Arne Jacobsen was one of the most renowned Danish designers, uniting the functional objectivity of Modernism with organic natural forms. He studied as an architect at the Royal Danish Academy of Arts, and in 1930, he opened his own architectural office in Hellerup.
Thirteen years later, he and his wife fled to Sweden to escape the German occupation of Denmark. During their time in Sweden, they worked together on a series of textile prints and wallpaper.

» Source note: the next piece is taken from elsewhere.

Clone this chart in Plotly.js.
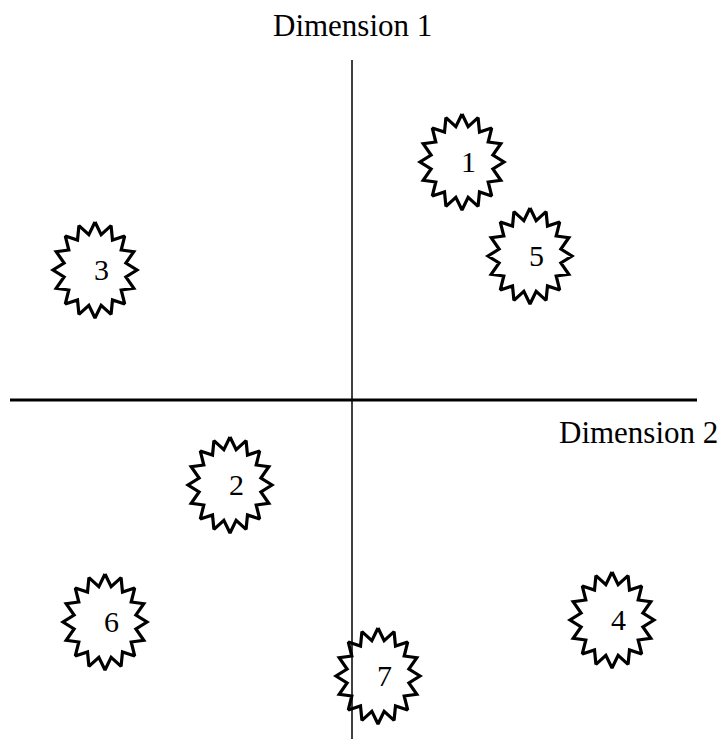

When they returned to Denmark in 1949, Jacobsen began work on the Munkegard School outside of Copenhagen. During this project he created the “Ant” chair which began his rise to international fame. Then, in 1956, Jacobsen began work on his most celebrated accomplishment, the Royal Hotel in Copenhagen. His work on this project resulted in the creation of his signature designs: the “Swan” chair and the “Egg” chair, among countless other designs that continue to impact the design world.
Jacobsen once reported that “it has been said for many years that when a thing is practical and functional, it is beautiful as well. That I don’t believe.” His designs, however, managed to be both of those things — sculpturally unique and designed, above all, to be used.
From May to June 2003, Luminaire honored the life and work of this international icon with a comprehensive exhibition of his aptly described “perfectionist minimalist” designs. The opening reception included the release of Room 606, the Jacobsen biography by New York architect Michael Sheridan.